Deux machines à laver sont portées par des croque-morts, puis dûment mises à mort à coups de manches à balai. L’une d’elles finira derrière la rangée de gendarmes qui protège la rue de Bercy des éventuels assauts ardennais. Tambour de « top », cotte de travail finiront suspendus aux feux tricolores en guise de protestation.
Pétards, trompettes, sifflets…, un vacarme assourdissant domine les ronronnements des moteurs parisiens. Il est destiné à faire entendre la voix des salariés jusque dans la salle de réunion ministérielle, où siègent Arnaud Montebourg, ministre du redressement productif ; Pierre N’Gahane, préfet des Ardennes ; les membres de l’intersyndicale, Jean-Paul Bachy et Benoît Huré, respectivement présidents de la région Champagne-Ardenne et du CG08 ; Christophe Léonard, député ; Dominique Ruelle, conseillère générale ; Alain Roy, maire de Revin, et… les représentants du groupe Electrolux, dont son directeur général Europe, Jonas Samuelson.
Quelques débordements gâchent cependant l’ambiance. Des pétards éclatent à la tête des gendarmes mobiles, sont lancés dans les jambes de la presse ou encore dans un groupe de salariées, au risque de blesser quelqu’un. Les « mobiles » sont prêts à réagir. Des manifestants sont « gazés » par une « gendarmette » sans doute pas assez maîtresse de ses nerfs.
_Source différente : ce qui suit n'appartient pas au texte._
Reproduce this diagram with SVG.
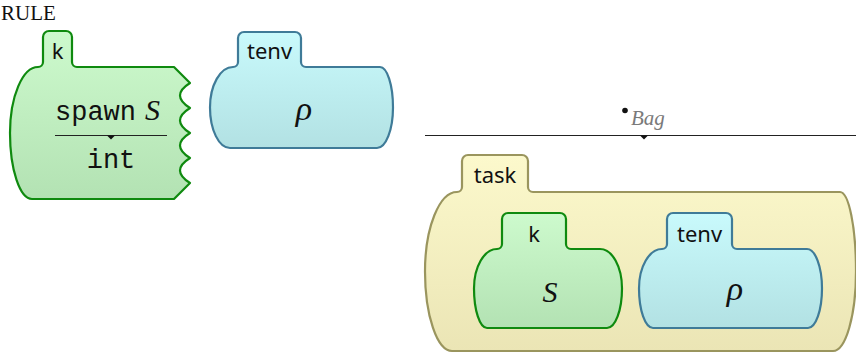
<svg xmlns="http://www.w3.org/2000/svg" width="856" height="358" viewBox="0 0 856 358">
<defs>
<linearGradient id="gGreen" x1="0" y1="0" x2="0" y2="1"><stop offset="0" stop-color="#cdfacd"/><stop offset="1" stop-color="#b3e2b3"/></linearGradient>
<linearGradient id="gBlue" x1="0" y1="0" x2="0" y2="1"><stop offset="0" stop-color="#c9fafc"/><stop offset="1" stop-color="#b2e1e3"/></linearGradient>
<linearGradient id="gYellow" x1="0" y1="0" x2="0" y2="1"><stop offset="0" stop-color="#fcf9cc"/><stop offset="1" stop-color="#ebe5b5"/></linearGradient>
</defs>
<style>
.k{fill:url(#gGreen);stroke:#0f8a0f;stroke-width:2.2;stroke-linejoin:round}
.tenv{fill:url(#gBlue);stroke:#3f7b98;stroke-width:2.2;stroke-linejoin:round}
.task{fill:url(#gYellow);stroke:#9a955e;stroke-width:2.2;stroke-linejoin:round}
.lbl{font-family:"Noto Sans","DejaVu Sans",sans-serif;font-size:22px;fill:#111;text-anchor:middle}
.math{font-family:"Liberation Serif",serif;font-style:italic;font-size:30px;fill:#111}
.rho{font-size:34px}
.mono{font-family:"Liberation Mono",monospace;font-size:27px;fill:#111}
.rule{stroke:#222;stroke-width:1.2}
</style>

<text x="1" y="20" font-family="Liberation Serif,serif" font-size="21" fill="#111">RULE</text>

<g id="k-rule">
<path class="k" d="M38,67 A5,5 0 0 0 43,62 L43,37 A6,6 0 0 1 49,31 L66,31 A6,6 0 0 1 72,37 L72,62 A5,5 0 0 0 77,67 L174,67 L190,83 Q170,95.5 190,108 Q170,120.5 190,133 Q170,145.5 190,158 Q170,170.5 190,183 L174,199 L32,199 A22,66 0 0 1 10,133 A28,66 0 0 1 38,67 Z"/>
<text class="lbl" x="57.5" y="59">k</text>
<text class="mono" x="55" y="120">spawn</text>
<text class="math" x="145" y="120">S</text>
<line class="rule" x1="55" y1="135.5" x2="167" y2="135.5"/>
<polygon points="107,135.5 115,135.5 111,139.5" fill="#111"/>
<text class="mono" x="111" y="168" text-anchor="middle">int</text>
</g>

<g id="tenv-rule">
<path class="tenv" d="M233,67 A5,5 0 0 0 238,62 L238,38 A6,6 0 0 1 244,32 L295,32 A6,6 0 0 1 301,38 L301,62 A5,5 0 0 0 306,67 L380,67 A13,40.5 0 0 1 393,107.5 A16,40.5 0 0 1 377,148 L230,148 A20,40.5 0 0 1 210,107.5 A23,40.5 0 0 1 233,67 Z"/>
<text class="lbl" x="269.5" y="59">tenv</text>
<text class="math rho" x="304" y="120" text-anchor="middle">ρ</text>
</g>

<g id="connectors">
<line class="rule" x1="425" y1="135.5" x2="856" y2="135.5"/>
<polygon points="640,135.5 648,135.5 644,139.5" fill="#111"/>
<circle cx="625" cy="110.5" r="2.8" fill="#111"/>
<text x="631" y="125" font-family="Liberation Serif,serif" font-style="italic" font-size="21" fill="#7a7a7a">Bag</text>
</g>

<g id="task">
<path class="task" d="M457,192 A5,5 0 0 0 462,187 L462,161 A6,6 0 0 1 468,155 L522,155 A6,6 0 0 1 528,161 L528,187 A5,5 0 0 0 533,192 L840,192 A16,79.5 0 0 1 856,271.5 A23,79.5 0 0 1 833,351 L452,351 A27,79.5 0 0 1 425,271.5 A32,79.5 0 0 1 457,192 Z"/>
<text class="lbl" x="495" y="183">task</text>
</g>

<g id="k-inner">
<path class="k" d="M497,249 A5,5 0 0 0 502,244 L502,219 A6,6 0 0 1 508,213 L560,213 A6,6 0 0 1 566,219 L566,244 A5,5 0 0 0 571,249 L600,249 A22,39.5 0 0 1 622,288.5 A15,39.5 0 0 1 607,328 L487,328 A13,39.5 0 0 1 474,288.5 A23,39.5 0 0 1 497,249 Z"/>
<text class="lbl" x="534" y="242">k</text>
<text class="math" x="550" y="302" text-anchor="middle">S</text>
</g>

<g id="tenv-inner">
<path class="tenv" d="M662,249 A5,5 0 0 0 667,244 L667,219 A6,6 0 0 1 673,213 L726,213 A6,6 0 0 1 732,219 L732,244 A5,5 0 0 0 737,249 L807,249 A15,39.5 0 0 1 822,288.5 A14,39.5 0 0 1 808,328 L653,328 A14,39.5 0 0 1 639,288.5 A23,39.5 0 0 1 662,249 Z"/>
<text class="lbl" x="699.5" y="242">tenv</text>
<text class="math rho" x="735" y="300" text-anchor="middle">ρ</text>
</g>
</svg>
L’un des moments les plus spectaculaires de cet après-midi : le blocage des rues par certains manifestants.(Photo @rdenne-mag)
Rues fermées
Peu avant 15h30, un groupe de jeunes (des intérimaires, nous dit-on) bloque le boulevard de Bercy. Les conducteurs sont obligés de faire demi-tour. La presse parisienne saisit l’occasion pour faire quelques clichés en gros plan, et les forces de l’ordre pour se redéployer. L’étau se resserre autour des manifestants, dont certains sont très énervés.
Trois des quatre voies qui rejoignent la place du Bataillon du Pacifique sont désormais interdites d’accès par les forces de l’ordre. Si les choses dégénèrent, les Ardennais seront pris dans la nasse, puisque seule la rue qui mène à la gare de Bercy n’est pas fermée, quoi qu’elle soit surveillée par la police.
On pourrait se croire en plein tournage de film, entre les caméras de revinwebtv et celle – plus discrète – d’un «mobile» qui filme les manifestants caché derrière l’un de ses collègues.
Quelques scènes surréalistes meublent l’attente. Anita le clown distribue ses cartes de visite à deux gendarmes visiblement pas intéressés. Plus sérieusement, un dialogue s’instaure parfois –en pointillés – entre quelques représentants de l’ordre et les manifestants.
Les Parisiens se fraient un chemin entre les barrières, visiblement impressionnés – défavorablement – par la horde de sangliers qui en appelle à la sauvegarde de ses emplois.
Lorsqu’un officier vient annoncer la sortie imminente de la délégation ardennaise, la tension monte d’un cran. Une sono est rapidement installée. Faut-il se préparer à des échauffourées ? Derrière la ligne de casques se dessine la silhouette de Lysian Fagis, qui esquisse un mouvement de victoire.